One of my favorite sailors was Tristan Jones who sailed on a flush deck catamaran
after he lost
both of his legs to amputations. He scooted around on deck
on a type of skateboard. He required help getting on and off the catamaran
I am an ophthalmologist, and people who have visual field defects after a stroke need to take special precautions because of their limited field of vision. There are lots of ways to get hurt on a sailboat, and it's easy to get seriously injured when something comes from the blindside and hits you in the head
or face. I have had patients blindsided many times over the years. If I had a major visual field defect, I would sail with a helmet and polycarbonate safety
glasses as protection.
Balance is a bigger issue because boat motion can be a problem even for people who have normal balance. I have found myself thrown around by the seas when sailing offshore
, and sometimes I fall down. Falling can result in fractures which are also serious problems when sailing offshore
That being said, where there is a will, there is a way.
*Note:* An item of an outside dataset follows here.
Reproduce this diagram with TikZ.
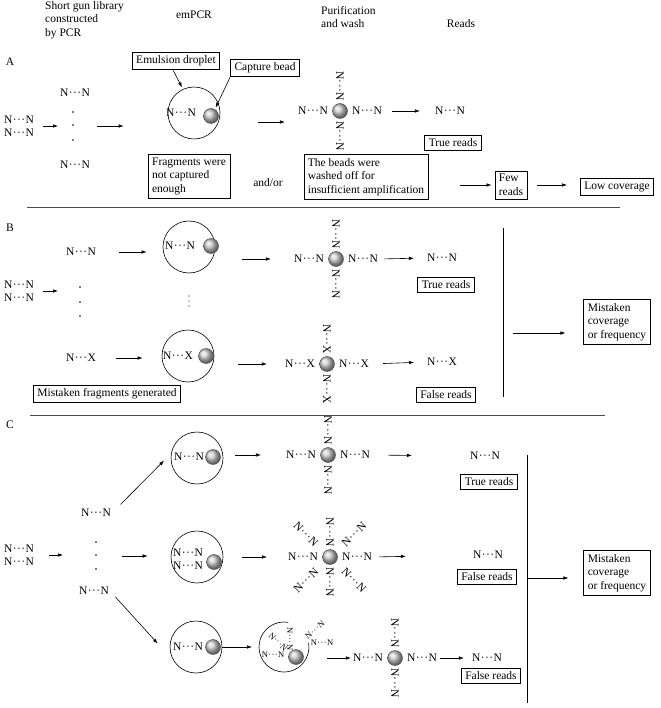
\documentclass[tikz,border=0pt]{standalone}
\usepackage{fontspec}
\setmainfont{Liberation Serif}
\usetikzlibrary{arrows.meta}
\newcommand{\frag}[1]{N\kern.4pt·\kern.4pt·\kern.4pt·\kern.4pt#1} % fragment, #1 = end letter
\tikzset{
    every node/.style={font=\fontsize{11.5}{13.5}\selectfont, inner sep=1pt},
    small/.style={font=\fontsize{8.5}{10}\selectfont, inner sep=0pt},
    arr/.style={-{Latex[length=5pt,width=3.5pt]}, line width=.6pt},
    box/.style={draw, line width=.6pt, align=left, inner xsep=4pt, inner ysep=3.5pt},
    drop/.style={draw, circle, minimum size=52pt, inner sep=0pt, line width=.6pt},
    bead/.style={circle, minimum size=15pt, inner sep=0pt, draw=gray!50!black, line width=.4pt, ball color=gray!40},
    sep/.style={draw=black!70, line width=.8pt},
}
\begin{document}
\begin{tikzpicture}[x=1pt, y=-1pt]
    \useasboundingbox (0,0) rectangle (660,708);
    \def\arm{27} % horizontal distance of the arms from the bead
    \def\varm{25} % vertical distance of the arms from the bead

    % column titles
    \node[align=left, anchor=west] (hLib) at (44,20) {Short gun library\\constructed\\by PCR};
    \node (hEm) at (194,15) {emPCR};
    \node[align=left, anchor=west] (hPur) at (320,17) {Purification\\and wash};
    \node (hReads) at (461,24) {Reads};

    % ---------- A ----------
    \node (labA) at (10,62) {A};
    \node[align=left] (libA) at (19,126) {\frag{N}\\\frag{N}};
    \node (colA-t) at (75,93) {\frag{N}};
    \node (colA-b) at (75,165) {\frag{N}};
    \coordinate (colA) at (73,126);
    \foreach \y in {112,125,140} \fill (73,\y) circle (.9pt);
    \node[drop] (dropA) at (194,113) {};
    \node (dropA-f) at (181,113) {\frag{N}};
    \node[bead] (dropA-b) at (211,116) {};
    \node[box] (emul) at (176,61) {Emulsion droplet};
    \node[box] (capt) at (265,68) {Capture bead};
    \node[bead] (bA) at (340,111) {};
    \node (readA) at (450,111) {\frag{N}};
    \node[box] (trueA) at (453,143) {True reads};
    \node[box] (fragA) at (189,176) {Fragments were\\not captured\\enough};
    \node (andor) at (268,183) {and/or};
    \node[box] (washA) at (366,177) {The beads were\\washed off for\\insufficient amplification};
    \node[box] (fewA) at (511,185) {Few\\reads};
    \node[box] (lowA) at (617,187) {Low coverage};

    % ---------- B ----------
    \node (labB) at (10,228) {B};
    \node[align=left] (libB) at (19,291) {\frag{N}\\\frag{N}};
    \coordinate (colB) at (80,300);
    \foreach \y in {287,302,316} \fill (80,\y) circle (.9pt);
    \node (fragB1) at (81,252) {\frag{N}};
    \node[drop] (dropB1) at (189,247) {};
    \node (dropB1-f) at (180,246) {\frag{N}};
    \node[bead] (dropB1-b) at (211,246) {};
    \foreach \y in {296,301,306} \fill (189,\y) circle (.6pt); % vertical dots
    \node[bead] (bB) at (336,259) {};
    \node (readB1) at (442,258) {\frag{N}};
    \node[box] (trueB) at (446,285) {True reads};
    \node (fragB2) at (81,358) {\frag{X}};
    \node[drop] (dropB2) at (188,356) {};
    \node (dropB2-f) at (178,356) {\frag{X}};
    \node[bead] (dropB2-b) at (206,356) {};
    \node[bead] (bBx) at (327,364) {};
    \node (readB2) at (442,362) {\frag{X}};
    \node[box] (falseB) at (446,395) {False reads};
    \node[box] (mistB) at (107,394) {Mistaken fragments generated};
    \node[box] (covB) at (617,322) {Mistaken\\coverage\\or frequency};
    \coordinate (vBm) at (503,333);

    % ---------- C ----------
    \node (labC) at (10,425) {C};
    \node[align=left] (libC) at (19,555) {\frag{N}\\\frag{N}};
    \node (colC-t) at (96,513) {\frag{N}};
    \node (colC-b) at (94,591) {\frag{N}};
    \coordinate (colC) at (96,556);
    \foreach \y in {542,555,569} \fill (96,\y) circle (.9pt);
    \node[drop] (dropC1) at (197,458) {};
    \node (dropC1-f) at (189,457) {\frag{N}};
    \node[bead] (dropC1-b) at (213,457) {};
    \node[bead] (bC) at (328,455) {};
    \node (readC1) at (485,456) {\frag{N}};
    \node[box] (trueC) at (489,482) {True reads};
    \node[drop] (dropC2) at (197,557) {};
    \node[align=left] (dropC2-f) at (188,559) {\frag{N}\\\frag{N}};
    \node[bead] (dropC2-b) at (214,562) {};
    \node[bead] (bCb) at (330,557) {};
    \foreach \dx/\dy/\r [count=\i] in {-24/23/-45, 24/23/45, -24/-23/45, 24/-23/-45}
        \node[rotate=\r] (bCb-x\i) at ([xshift=\dx, yshift=\dy]bCb) {\frag{N}};
    \node (readC2) at (488,555) {\frag{N}};
    \node[box] (falseC2) at (487,577) {False reads};
    \node[drop] (dropC3) at (196,647) {};
    \node (dropC3-f) at (188,647) {\frag{N}};
    \node[bead] (dropC3-b) at (213,647) {};
    % droplet broken open by the fragments
    \coordinate (dCx) at (284,647);
    \draw[line width=.6pt] (dCx) ++(80:25pt) arc[start angle=80, end angle=370, radius=25pt];
    \node[small] (dCx-f) at (273,655) {\frag{N}};
    \node[small, rotate=-45] (dCx-d) at (278,642) {\frag{N}};
    \node[small, rotate=-90] (dCx-v) at (290,639) {\frag{N}};
    \node[bead] (dCx-b) at (296,657) {};
    \node[small, rotate=40] (dCx-o) at (315,630) {\frag{N}};
    \node[small] (dCx-h) at (322,643) {\frag{N}};
    \node[bead] (bCc) at (395,658) {};
    \node (readC3) at (487,658) {\frag{N}};
    \node[box] (falseC3) at (491,676) {False reads};
    \node[box] (covC) at (617,573) {Mistaken\\coverage\\or frequency};
    \coordinate (vCm) at (527,578);

    % arms round the beads
    \foreach \b/\e in {bA/N, bB/N, bBx/X, bC/N, bCb/N, bCc/N}
    {
        \node (\b-l) at ([xshift=-\arm]\b) {\frag{\e}};
        \node (\b-r) at ([xshift=\arm]\b) {\frag{\e}};
        \node[rotate=-90] (\b-t) at ([yshift=\varm]\b) {\frag{\e}};
        \node[rotate=-90] (\b-d) at ([yshift=-\varm]\b) {\frag{\e}};
    }

    % separators and brackets
    \draw[sep] (27,207) -- (620,207);
    \draw[sep] (30,415) -- (605,415);
    \draw[line width=.6pt] (503,228) -- (503,397);
    \draw[line width=.6pt] (527,455) -- (527,703);

    % arrows A
    \draw[arr, shorten <=8, shorten >=15] (libA.east) -- (libA.east -| colA);
    \draw[arr, shorten <=24, shorten >=44] (colA) -- (colA -| dropA.west);
    \draw[arr, shorten >=2] ([xshift=-3]emul.south) -- (dropA.115);
    \draw[arr, shorten >=2] (capt.south west) -- (dropA-b.60);
    \draw[arr, shorten <=38, shorten >=12] ([yshift=-9]dropA.east) -- ([yshift=-9]dropA.east -| bA-l.west);
    \draw[arr, shorten <=9, shorten >=14] (bA-r.east) -- (readA.west);
    \draw[arr, shorten <=32, shorten >=3] (fewA.west -| washA.east) -- (fewA.west);
    \draw[arr, shorten <=10, shorten >=13] (fewA.east) -- (fewA.east -| lowA.west);

    % arrows B
    \draw[arr, shorten <=8, shorten >=22] (libB.east) -- (libB.east -| colB);
    \draw[arr, shorten <=22, shorten >=16] (fragB1.east) -- (fragB1.east -| dropB1.west);
    \draw[arr, shorten <=27, shorten >=22] (bB-l.west -| dropB1.east) -- (bB-l.west);
    \draw[arr, shorten <=5, shorten >=12] (bB-r.east) -- (readB1.west);
    \draw[arr, shorten <=19, shorten >=19] (fragB2.east) -- (fragB2.east -| dropB2.west);
    \draw[arr, shorten <=24, shorten >=17] (bBx-l.west -| dropB2.east) -- (bBx-l.west);
    \draw[arr, shorten <=13, shorten >=12] (bBx-r.east) -- (readB2.west);
    \draw[arr, shorten <=10, shorten >=18] (vBm) -- (vBm -| covB.west);

    % arrows C
    \draw[arr, shorten <=14, shorten >=33] (libC.east) -- (libC.east -| colC);
    \draw[arr, shorten <=26, shorten >=23] (colC) -- (colC -| dropC2.west);
    \draw[arr, shorten <=12, shorten >=10] (colC-t.east) -- (dropC1.170);
    \draw[arr, shorten <=8, shorten >=25] (colC-b.east) -- (dropC3.215);
    \draw[arr, shorten <=12, shorten >=24] (bC-l.west -| dropC1.east) -- (bC-l.west);
    \draw[arr, shorten <=17, shorten >=57] (bC-r.east) -- (readC1.west);
    \draw[arr, shorten <=19, shorten >=20] (bCb-l.west -| dropC2.east) -- (bCb-l.west);
    \draw[arr, shorten <=6, shorten >=66] (bCb-r.east) -- (readC2.west);
    \draw[arr, shorten >=32] (dropC3.east) -- (dCx);
    \draw[arr, shorten <=43, shorten >=1] (bCc-l.west -| dCx) -- (bCc-l.west);
    \draw[arr, shorten <=2, shorten >=7] (bCc-r.east) -- (readC3.west);
    \draw[arr, shorten >=15] (vCm) -- (vCm -| covC.west);
\end{tikzpicture}
\end{document}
With the right sailboat design modified to your special requirements, you could give offshore sailing a try. You would need a sea kindly boat with a predictable gentle motion. I would not recommend single
handing. You would likely need to have at least one other crew member
who could help you out with the rough bits when weather
is less than optimal.
Good luck on your dreams. One of my favorite sayings is, "If you are going to doubt anything, doubt your limits." I test my limits every day, and if you are going to sail around the world, you will also be testing your limits every day.